CIDP Neuropathy also known as Chronic Inflammatory Demyelinating polyneuropathy is a type of neuropathy with certain specific features, both clinically and on the diagnostic nerve testing  (NCV TEST).

Peripheral neuropathy, a result of damage to your peripheral nerves, often causes weakness, numbness, and pain, usually in your hands and feet. It can also affect other areas of your body. Your peripheral nervous system sends information from your brain and spinal cord (central nervous system) to the rest of your body.

Peripheral neuropathy facts.

There are many causes of peripheral neuropathy, including diabetes, infections, genetics, toxin exposure, vitamin deficiency, tumors, trauma and drugs. Neuropathy can also occur due to some other body ailments that trigger an inflammatory response in the body and this leads to damage to the nerves. Such type of neuropathies are known as inflammatory and autoimmune types of neuropathy (underlying cause inflammation).  Neuropathy can also be seen in a good majority of patients due to an unknown cause, known as Idiopathic neuropathies. Seniors are frequently suffering from neuropathy diagnosed as neuropathy but without a cause.

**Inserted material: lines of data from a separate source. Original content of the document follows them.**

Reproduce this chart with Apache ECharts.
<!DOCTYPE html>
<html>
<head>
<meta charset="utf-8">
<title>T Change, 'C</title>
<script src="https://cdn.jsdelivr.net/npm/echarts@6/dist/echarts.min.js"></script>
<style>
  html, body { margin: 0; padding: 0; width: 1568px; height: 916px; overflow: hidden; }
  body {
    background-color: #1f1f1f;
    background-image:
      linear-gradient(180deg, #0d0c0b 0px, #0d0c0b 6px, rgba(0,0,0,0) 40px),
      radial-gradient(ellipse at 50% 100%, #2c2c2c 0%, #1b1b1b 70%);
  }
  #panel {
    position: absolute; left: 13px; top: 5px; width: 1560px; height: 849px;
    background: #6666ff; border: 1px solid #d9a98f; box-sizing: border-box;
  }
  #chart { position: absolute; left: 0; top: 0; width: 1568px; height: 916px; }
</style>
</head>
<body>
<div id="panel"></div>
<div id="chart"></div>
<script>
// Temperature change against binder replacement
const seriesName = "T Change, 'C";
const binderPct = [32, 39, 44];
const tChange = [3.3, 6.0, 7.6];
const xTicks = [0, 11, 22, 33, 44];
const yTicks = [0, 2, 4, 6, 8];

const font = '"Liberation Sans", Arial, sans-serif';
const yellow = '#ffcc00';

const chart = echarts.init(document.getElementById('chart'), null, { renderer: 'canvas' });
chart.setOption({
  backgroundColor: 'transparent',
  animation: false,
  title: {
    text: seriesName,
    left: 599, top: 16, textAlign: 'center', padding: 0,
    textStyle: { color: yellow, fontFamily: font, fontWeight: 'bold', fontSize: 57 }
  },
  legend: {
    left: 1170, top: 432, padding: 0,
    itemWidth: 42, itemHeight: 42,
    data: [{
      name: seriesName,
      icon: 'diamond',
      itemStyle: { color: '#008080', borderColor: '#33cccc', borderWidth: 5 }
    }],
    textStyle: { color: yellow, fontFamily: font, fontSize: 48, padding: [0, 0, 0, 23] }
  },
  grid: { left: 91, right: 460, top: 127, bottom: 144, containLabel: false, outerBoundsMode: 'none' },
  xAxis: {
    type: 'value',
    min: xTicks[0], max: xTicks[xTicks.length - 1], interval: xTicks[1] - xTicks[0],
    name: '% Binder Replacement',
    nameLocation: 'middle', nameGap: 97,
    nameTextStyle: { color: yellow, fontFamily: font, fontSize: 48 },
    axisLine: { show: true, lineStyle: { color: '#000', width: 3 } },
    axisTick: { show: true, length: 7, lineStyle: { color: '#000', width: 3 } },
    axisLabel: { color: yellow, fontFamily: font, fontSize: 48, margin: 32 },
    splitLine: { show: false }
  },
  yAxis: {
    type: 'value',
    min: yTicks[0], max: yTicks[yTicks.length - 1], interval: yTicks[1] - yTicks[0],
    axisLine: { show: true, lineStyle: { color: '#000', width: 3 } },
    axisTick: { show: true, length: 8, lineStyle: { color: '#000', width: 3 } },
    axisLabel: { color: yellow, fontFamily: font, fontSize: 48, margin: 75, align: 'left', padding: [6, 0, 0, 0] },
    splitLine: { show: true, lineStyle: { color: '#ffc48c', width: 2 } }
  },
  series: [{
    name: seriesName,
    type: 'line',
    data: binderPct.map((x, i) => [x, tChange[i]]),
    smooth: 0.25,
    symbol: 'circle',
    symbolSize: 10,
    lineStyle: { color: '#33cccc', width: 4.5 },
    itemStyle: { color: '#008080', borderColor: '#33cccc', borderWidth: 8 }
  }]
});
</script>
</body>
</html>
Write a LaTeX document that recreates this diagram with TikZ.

However, most frequently the cause of neuropathy remains unknown and undisclosed by physician experts of this condition. There are several reasons for this. An important reason is that the nomenclature of classifying Neuropathy is quite poorly formatted in the Neurology literature. Due to the overwhelming influence of academic institutions on medical literature, the approach is more academic rather than pragmatic.

There is a large percentage of neuropathy patients that are not referred to expert neurologists, and furthermore, a strong majority of neurologists in community practice are unable to classify the neuropathy of a patient based on its underlying cause. The most frequent diagnosis is Idiopathic neuropathy, meaning neuropathy of unknown cause. These patients are given medication like Lyrica or Neurontin for symptoms (nerve pain or neuralgia) relief.

Diabetes-induced neuropathy remains to be the most common neuropathy diagnosed with a cause. The treatment remains symptomatic only and an advice to better control diabetes.

In common practice, neuropathy is also classified as; neuropathy due to a disease of a single nerve (eg. Carpal Tunnel Syndrome), or collection of nerve (Mononeuritis Multiplex) and distal branches of several (all) the nerves in the feet and (OR) hands (Peripheral neuropathy).

The above neuropathy classification does not disclose the cause of neuropathy, though there are common patterns, for example, carpal tunnel is a single nerve neuropathy caused by compression of a nerve at the wrist.  Diabetes commonly causes neuropathy that is peripheral neuropathy.

Neuropathy is also understood by expert neurologists based on what type of nerve (functionality) is involved in the neuropathy. Since nerves are either Sensory (take information to the brain) or Motor (bring information from the brain to the boy-muscles). A neuropathy can be a Sensory neuropathy or Motor neuropathy. Frequently both motor and sensory components are involved, also known as sensory-motor neuropathy. This type of classification does not explain the cause of neuropathy. Diabetes usually causes a mixed type of sensory motor neuropathy; however, a pure motor type of neuropathy can be seen in ALS.

Last but not the least, there is another way of understanding neuropathy, depending on what part of the nerve is damaged. All nerves have an inner section called Axon and outer layers of covering known as Myelin. When the nerve axon is damaged, it’s called axonopathy and when the myelin is damaged, it’s known as Demyelinating neuropathy.

There are 100’s of ways the causes and combination of neuropathy can be classified, and they are a challenge to understand.




CIDP is a type of neuropathy which is a chronic condition that occurs due to inflammation as an underlying cause that causes damage to the myelin affecting peripheral nerves.

This condition is commonly under-diagnosed in community neurologist because of the restrictive expertise of performing the nerve conduction testing. Not all who do the test can extract from the data a diagnosis of CIDP. These NCV tests are commonly concluded as peripheral neuropathy only.

Due to the complex nature of the world of neuropathy, its condition and its understanding are limited and CIDP patients are not diagnosed, and this causes delay and damage to the nerves.